SPF verifies that the connecting IP is authorized to send for the envelope domain. DKIM verifies a cryptographic signature in the message headers that ties the content to a domain. DMARC uses alignment rules and a published policy to decide how to treat messages based on SPF and DKIM results relative to the Header From domain. On receipt, you evaluate all three to determine whether to accept, flag, or quarantine the message.

Does Amazon SES validate DMARC for received emails?

Yes. In the SES receipt event, you will see dmarcVerdict.status and dmarcPolicy. If you need to understand which identifier aligned or why a failure occurred, fetch the raw email and parse headers such as Authentication-Results, DKIM-Signature, and From.

How should I handle forwarded emails that fail SPF?

Forwarding often breaks SPF because the forwarder's IP is not authorized for the original domain. Rely on DKIM and DMARC alignment first. If available, evaluate ARC to preserve original authentication.
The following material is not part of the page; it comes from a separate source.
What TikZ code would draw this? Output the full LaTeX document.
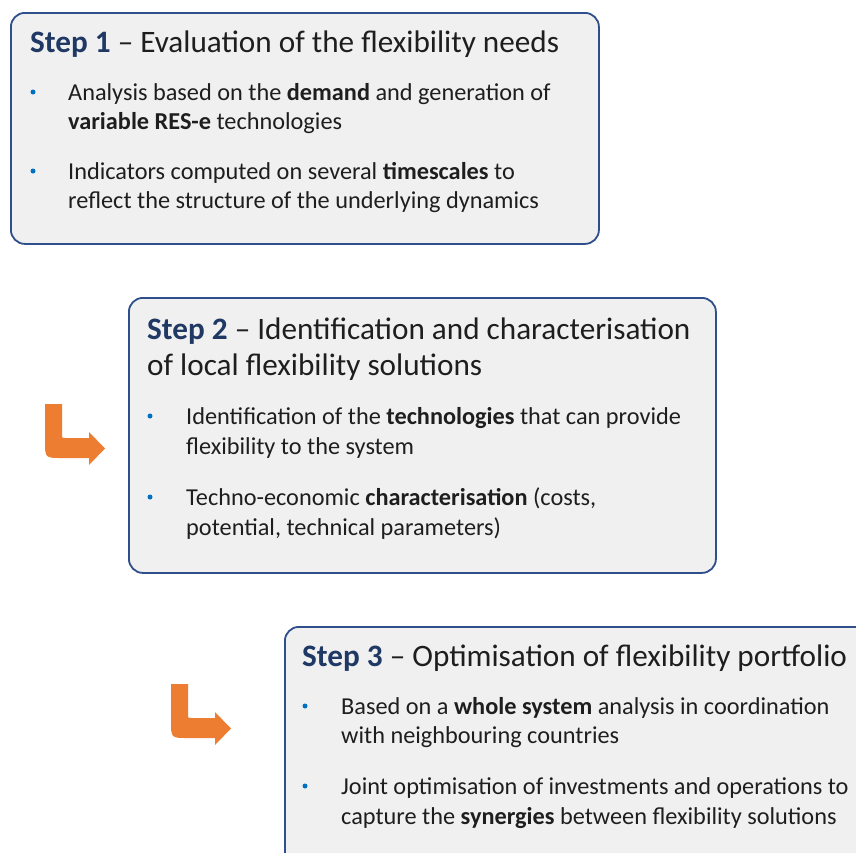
\documentclass[tikz,border=0pt]{standalone}
\usepackage{fontspec}
\setmainfont{Carlito}
\definecolor{boxblue}{HTML}{2F4F8C}
\definecolor{boxgrey}{HTML}{F0F0F0}
\definecolor{navy}{HTML}{1F3864}
\definecolor{bulletblue}{HTML}{0070C0}
\definecolor{arrowor}{HTML}{ED7D31}
\definecolor{txt}{HTML}{1E1E1E}
\begin{document}
\begin{tikzpicture}[x=1pt,y=-1pt,
  stepbox/.style={draw=boxblue, line width=1.8pt, fill=boxgrey, rounded corners=14pt, anchor=north west, inner sep=0pt},
  title/.style={anchor=base west, font=\fontsize{31.2}{36}\selectfont, inner sep=0pt, text=txt},
  body/.style={anchor=base west, font=\fontsize{24.3}{29}\selectfont, inner sep=0pt, text=txt},
  bdot/.style={circle, fill=bulletblue, inner sep=0pt, minimum size=5pt},
  turnarrow/.style={fill=arrowor, draw=none}
]
\useasboundingbox (0,0) rectangle (856,852);
\clip (0,0) rectangle (856,852);
\fill[white] (0,0) rectangle (856,852);

% Step 1
\node[stepbox, minimum width=588pt, minimum height=231pt] (box1) at (10,12) {};
\node[title] (t1) at (30,52) {\textbf{\color{navy}Step 1} – Evaluation of the flexibility needs};
\node[bdot] (d11) at (33,92) {};
\node[body] (l111) at (68,100) {Analysis based on the \textbf{demand} and generation of};
\node[body] (l112) at (68,129) {\textbf{variable RES-e} technologies};
\node[bdot] (d12) at (33,171) {};
\node[body] (l121) at (68,179) {Indicators computed on several \textbf{timescales} to};
\node[body] (l122) at (68,208) {reflect the structure of the underlying dynamics};

% Step 2
\node[stepbox, minimum width=587pt, minimum height=275pt] (box2) at (128,297) {};
\node[title] (t21) at (147,339) {\textbf{\color{navy}Step 2} – Identification and characterisation};
\node[title] (t22) at (147,375) {of local flexibility solutions};
\node[bdot] (d21) at (150,416) {};
\node[body] (l211) at (186,424) {Identification of the \textbf{technologies} that can provide};
\node[body] (l212) at (186,454) {flexibility to the system};
\node[bdot] (d22) at (150,497) {};
\node[body] (l221) at (186,505) {Techno-economic \textbf{characterisation} (costs,};
\node[body] (l222) at (186,535) {potential, technical parameters)};

% Step 3
\node[stepbox, minimum width=620pt, minimum height=300pt] (box3) at (284,626) {};
\node[title] (t3) at (302,666) {\textbf{\color{navy}Step 3} – Optimisation of flexibility portfolio};
\node[bdot] (d31) at (305,706) {};
\node[body] (l311) at (341,714) {Based on a \textbf{whole system} analysis in coordination};
\node[body] (l312) at (341,743) {with neighbouring countries};
\node[bdot] (d32) at (305,786) {};
\node[body] (l321) at (341,794) {Joint optimisation of investments and operations to};
\node[body] (l322) at (341,824) {capture the \textbf{synergies} between flexibility solutions};

% arrows
\foreach \dx/\dy in {0/0, 126/280}{
  \begin{scope}[shift={(\dx,\dy)}]
  \fill[turnarrow] (45,404) -- (62,404) -- (62,434)
    .. controls (62,438) .. (66,438) -- (89,438) -- (89,432)
    -- (105,448.5) -- (89,465) -- (89,458) -- (62,458)
    .. controls (45,458) .. (45,441) -- cycle;
  \end{scope}
}
\end{tikzpicture}
\end{document}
As a rule of thumb: do not reject solely on SPF fail if DKIM passes and DMARC aligns.

Can I trust the Authentication-Results header from upstream systems?

Treat it as telemetry, not ground truth. Always perform your own SPF, DKIM, and DMARC checks or use a receiver that does so on your behalf and surfaces normalized results. Upstream Authentication-Results can be spoofed by malicious senders unless it is added by a trusted relay you control.

Do I need strict alignment for DMARC to pass?

Not necessarily. DMARC supports relaxed alignment by default, which allows subdomain relationships to pass. Many senders publish relaxed alignment to reduce breakage across forwarding and multi-tenant setups. Strict alignment is an option if you require exact domain matches and have tight control over your sending paths.